§ MATERIAL
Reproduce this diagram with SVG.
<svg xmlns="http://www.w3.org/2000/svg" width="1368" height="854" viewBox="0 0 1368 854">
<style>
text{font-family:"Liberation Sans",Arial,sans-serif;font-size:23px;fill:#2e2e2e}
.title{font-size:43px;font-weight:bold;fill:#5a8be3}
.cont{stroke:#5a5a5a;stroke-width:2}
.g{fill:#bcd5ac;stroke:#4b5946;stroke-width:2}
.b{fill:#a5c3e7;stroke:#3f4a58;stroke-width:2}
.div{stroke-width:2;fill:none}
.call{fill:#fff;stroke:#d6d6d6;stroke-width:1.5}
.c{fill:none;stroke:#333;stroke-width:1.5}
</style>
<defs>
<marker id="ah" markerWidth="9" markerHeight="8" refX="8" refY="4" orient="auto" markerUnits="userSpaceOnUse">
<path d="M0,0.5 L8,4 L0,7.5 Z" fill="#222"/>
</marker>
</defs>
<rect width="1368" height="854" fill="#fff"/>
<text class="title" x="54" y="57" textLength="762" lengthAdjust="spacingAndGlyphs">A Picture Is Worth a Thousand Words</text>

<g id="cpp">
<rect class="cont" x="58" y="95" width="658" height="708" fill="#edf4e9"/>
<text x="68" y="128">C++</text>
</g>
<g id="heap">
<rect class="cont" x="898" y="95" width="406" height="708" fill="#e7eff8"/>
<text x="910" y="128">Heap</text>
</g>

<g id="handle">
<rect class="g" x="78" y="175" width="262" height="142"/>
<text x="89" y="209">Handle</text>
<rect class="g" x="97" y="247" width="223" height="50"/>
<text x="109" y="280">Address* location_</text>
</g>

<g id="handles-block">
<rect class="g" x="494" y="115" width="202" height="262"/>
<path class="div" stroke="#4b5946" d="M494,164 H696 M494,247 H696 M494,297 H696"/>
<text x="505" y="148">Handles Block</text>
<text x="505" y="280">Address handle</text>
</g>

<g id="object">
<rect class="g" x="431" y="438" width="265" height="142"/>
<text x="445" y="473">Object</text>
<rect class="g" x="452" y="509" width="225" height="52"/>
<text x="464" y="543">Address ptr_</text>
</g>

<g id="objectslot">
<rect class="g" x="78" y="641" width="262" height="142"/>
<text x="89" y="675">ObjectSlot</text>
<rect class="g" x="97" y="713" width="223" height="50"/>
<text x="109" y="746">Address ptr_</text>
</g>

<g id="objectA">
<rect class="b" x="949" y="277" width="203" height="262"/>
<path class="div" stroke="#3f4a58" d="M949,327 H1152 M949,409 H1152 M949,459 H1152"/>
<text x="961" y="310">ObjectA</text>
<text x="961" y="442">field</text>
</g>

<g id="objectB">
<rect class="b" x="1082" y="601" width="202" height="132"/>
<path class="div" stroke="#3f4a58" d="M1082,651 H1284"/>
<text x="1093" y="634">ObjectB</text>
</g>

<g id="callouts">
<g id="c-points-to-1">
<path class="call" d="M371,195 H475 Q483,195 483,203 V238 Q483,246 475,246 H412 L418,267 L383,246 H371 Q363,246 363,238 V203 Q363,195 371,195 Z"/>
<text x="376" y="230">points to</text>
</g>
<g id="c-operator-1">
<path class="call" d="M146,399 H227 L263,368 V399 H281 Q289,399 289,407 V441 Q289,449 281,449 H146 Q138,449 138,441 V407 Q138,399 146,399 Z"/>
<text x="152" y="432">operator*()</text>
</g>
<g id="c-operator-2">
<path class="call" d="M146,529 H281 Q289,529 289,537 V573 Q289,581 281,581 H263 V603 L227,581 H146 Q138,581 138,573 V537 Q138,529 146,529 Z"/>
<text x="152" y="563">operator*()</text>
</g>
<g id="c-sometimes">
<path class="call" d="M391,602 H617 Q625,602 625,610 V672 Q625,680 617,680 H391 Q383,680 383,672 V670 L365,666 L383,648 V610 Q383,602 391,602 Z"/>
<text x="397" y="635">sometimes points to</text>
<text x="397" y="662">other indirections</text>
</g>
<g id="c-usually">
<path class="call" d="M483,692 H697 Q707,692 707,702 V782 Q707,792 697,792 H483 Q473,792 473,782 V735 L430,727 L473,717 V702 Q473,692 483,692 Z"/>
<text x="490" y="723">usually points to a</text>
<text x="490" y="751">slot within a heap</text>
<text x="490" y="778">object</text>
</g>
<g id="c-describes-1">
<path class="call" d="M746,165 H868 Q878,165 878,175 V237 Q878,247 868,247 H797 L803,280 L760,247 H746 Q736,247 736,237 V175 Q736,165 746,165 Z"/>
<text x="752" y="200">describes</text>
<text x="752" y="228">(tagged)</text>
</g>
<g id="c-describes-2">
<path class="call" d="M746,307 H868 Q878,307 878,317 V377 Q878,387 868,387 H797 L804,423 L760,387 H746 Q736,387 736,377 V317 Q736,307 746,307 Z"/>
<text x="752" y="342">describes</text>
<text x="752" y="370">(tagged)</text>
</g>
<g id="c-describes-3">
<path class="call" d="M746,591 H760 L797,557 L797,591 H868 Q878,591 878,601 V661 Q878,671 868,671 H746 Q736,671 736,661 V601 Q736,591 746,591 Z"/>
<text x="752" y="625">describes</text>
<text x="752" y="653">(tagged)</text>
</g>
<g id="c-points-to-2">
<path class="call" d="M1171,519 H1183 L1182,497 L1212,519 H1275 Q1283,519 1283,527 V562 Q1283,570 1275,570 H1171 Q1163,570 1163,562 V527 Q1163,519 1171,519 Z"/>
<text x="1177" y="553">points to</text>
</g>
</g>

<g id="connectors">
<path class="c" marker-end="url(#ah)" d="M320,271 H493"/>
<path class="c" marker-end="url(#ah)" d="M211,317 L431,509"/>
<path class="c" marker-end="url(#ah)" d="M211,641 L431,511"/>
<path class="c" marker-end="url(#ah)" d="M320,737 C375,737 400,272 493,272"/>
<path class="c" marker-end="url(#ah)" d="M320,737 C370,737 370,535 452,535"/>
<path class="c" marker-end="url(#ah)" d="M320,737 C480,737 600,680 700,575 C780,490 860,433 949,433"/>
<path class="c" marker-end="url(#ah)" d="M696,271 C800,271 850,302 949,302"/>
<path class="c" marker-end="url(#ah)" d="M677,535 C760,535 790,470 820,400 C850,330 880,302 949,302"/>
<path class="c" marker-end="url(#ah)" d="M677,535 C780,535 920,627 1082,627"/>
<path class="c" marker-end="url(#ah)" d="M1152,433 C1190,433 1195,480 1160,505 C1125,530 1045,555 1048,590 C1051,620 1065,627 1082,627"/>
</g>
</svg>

§ OBJECTIVE
Write out the data again, exactly and in full.

§ FINISHED ANSWER
Reproduce this diagram with SVG.
<svg xmlns="http://www.w3.org/2000/svg" width="1368" height="854" viewBox="0 0 1368 854">
<style>
text{font-family:"Liberation Sans",Arial,sans-serif;font-size:23px;fill:#2e2e2e}
.title{font-size:43px;font-weight:bold;fill:#5a8be3}
.cont{stroke:#5a5a5a;stroke-width:2}
.g{fill:#bcd5ac;stroke:#4b5946;stroke-width:2}
.b{fill:#a5c3e7;stroke:#3f4a58;stroke-width:2}
.div{stroke-width:2;fill:none}
.call{fill:#fff;stroke:#d6d6d6;stroke-width:1.5}
.c{fill:none;stroke:#333;stroke-width:1.5}
</style>
<defs>
<marker id="ah" markerWidth="9" markerHeight="8" refX="8" refY="4" orient="auto" markerUnits="userSpaceOnUse">
<path d="M0,0.5 L8,4 L0,7.5 Z" fill="#222"/>
</marker>
</defs>
<rect width="1368" height="854" fill="#fff"/>
<text class="title" x="54" y="57" textLength="762" lengthAdjust="spacingAndGlyphs">A Picture Is Worth a Thousand Words</text>

<g id="cpp">
<rect class="cont" x="58" y="95" width="658" height="708" fill="#edf4e9"/>
<text x="68" y="128">C++</text>
</g>
<g id="heap">
<rect class="cont" x="898" y="95" width="406" height="708" fill="#e7eff8"/>
<text x="910" y="128">Heap</text>
</g>

<g id="handle">
<rect class="g" x="78" y="175" width="262" height="142"/>
<text x="89" y="209">Handle</text>
<rect class="g" x="97" y="247" width="223" height="50"/>
<text x="109" y="280">Address* location_</text>
</g>

<g id="handles-block">
<rect class="g" x="494" y="115" width="202" height="262"/>
<path class="div" stroke="#4b5946" d="M494,164 H696 M494,247 H696 M494,297 H696"/>
<text x="505" y="148">Handles Block</text>
<text x="505" y="280">Address handle</text>
</g>

<g id="object">
<rect class="g" x="431" y="438" width="265" height="142"/>
<text x="445" y="473">Object</text>
<rect class="g" x="452" y="509" width="225" height="52"/>
<text x="464" y="543">Address ptr_</text>
</g>

<g id="objectslot">
<rect class="g" x="78" y="641" width="262" height="142"/>
<text x="89" y="675">ObjectSlot</text>
<rect class="g" x="97" y="713" width="223" height="50"/>
<text x="109" y="746">Address ptr_</text>
</g>

<g id="objectA">
<rect class="b" x="949" y="277" width="203" height="262"/>
<path class="div" stroke="#3f4a58" d="M949,327 H1152 M949,409 H1152 M949,459 H1152"/>
<text x="961" y="310">ObjectA</text>
<text x="961" y="442">field</text>
</g>

<g id="objectB">
<rect class="b" x="1082" y="601" width="202" height="132"/>
<path class="div" stroke="#3f4a58" d="M1082,651 H1284"/>
<text x="1093" y="634">ObjectB</text>
</g>

<g id="callouts">
<g id="c-points-to-1">
<path class="call" d="M371,195 H475 Q483,195 483,203 V238 Q483,246 475,246 H412 L418,267 L383,246 H371 Q363,246 363,238 V203 Q363,195 371,195 Z"/>
<text x="376" y="230">points to</text>
</g>
<g id="c-operator-1">
<path class="call" d="M146,399 H227 L263,368 V399 H281 Q289,399 289,407 V441 Q289,449 281,449 H146 Q138,449 138,441 V407 Q138,399 146,399 Z"/>
<text x="152" y="432">operator*()</text>
</g>
<g id="c-operator-2">
<path class="call" d="M146,529 H281 Q289,529 289,537 V573 Q289,581 281,581 H263 V603 L227,581 H146 Q138,581 138,573 V537 Q138,529 146,529 Z"/>
<text x="152" y="563">operator*()</text>
</g>
<g id="c-sometimes">
<path class="call" d="M391,602 H617 Q625,602 625,610 V672 Q625,680 617,680 H391 Q383,680 383,672 V670 L365,666 L383,648 V610 Q383,602 391,602 Z"/>
<text x="397" y="635">sometimes points to</text>
<text x="397" y="662">other indirections</text>
</g>
<g id="c-usually">
<path class="call" d="M483,692 H697 Q707,692 707,702 V782 Q707,792 697,792 H483 Q473,792 473,782 V735 L430,727 L473,717 V702 Q473,692 483,692 Z"/>
<text x="490" y="723">usually points to a</text>
<text x="490" y="751">slot within a heap</text>
<text x="490" y="778">object</text>
</g>
<g id="c-describes-1">
<path class="call" d="M746,165 H868 Q878,165 878,175 V237 Q878,247 868,247 H797 L803,280 L760,247 H746 Q736,247 736,237 V175 Q736,165 746,165 Z"/>
<text x="752" y="200">describes</text>
<text x="752" y="228">(tagged)</text>
</g>
<g id="c-describes-2">
<path class="call" d="M746,307 H868 Q878,307 878,317 V377 Q878,387 868,387 H797 L804,423 L760,387 H746 Q736,387 736,377 V317 Q736,307 746,307 Z"/>
<text x="752" y="342">describes</text>
<text x="752" y="370">(tagged)</text>
</g>
<g id="c-describes-3">
<path class="call" d="M746,591 H760 L797,557 L797,591 H868 Q878,591 878,601 V661 Q878,671 868,671 H746 Q736,671 736,661 V601 Q736,591 746,591 Z"/>
<text x="752" y="625">describes</text>
<text x="752" y="653">(tagged)</text>
</g>
<g id="c-points-to-2">
<path class="call" d="M1171,519 H1183 L1182,497 L1212,519 H1275 Q1283,519 1283,527 V562 Q1283,570 1275,570 H1171 Q1163,570 1163,562 V527 Q1163,519 1171,519 Z"/>
<text x="1177" y="553">points to</text>
</g>
</g>

<g id="connectors">
<path class="c" marker-end="url(#ah)" d="M320,271 H493"/>
<path class="c" marker-end="url(#ah)" d="M211,317 L431,509"/>
<path class="c" marker-end="url(#ah)" d="M211,641 L431,511"/>
<path class="c" marker-end="url(#ah)" d="M320,737 C375,737 400,272 493,272"/>
<path class="c" marker-end="url(#ah)" d="M320,737 C370,737 370,535 452,535"/>
<path class="c" marker-end="url(#ah)" d="M320,737 C480,737 600,680 700,575 C780,490 860,433 949,433"/>
<path class="c" marker-end="url(#ah)" d="M696,271 C800,271 850,302 949,302"/>
<path class="c" marker-end="url(#ah)" d="M677,535 C760,535 790,470 820,400 C850,330 880,302 949,302"/>
<path class="c" marker-end="url(#ah)" d="M677,535 C780,535 920,627 1082,627"/>
<path class="c" marker-end="url(#ah)" d="M1152,433 C1190,433 1195,480 1160,505 C1125,530 1045,555 1048,590 C1051,620 1065,627 1082,627"/>
</g>
</svg>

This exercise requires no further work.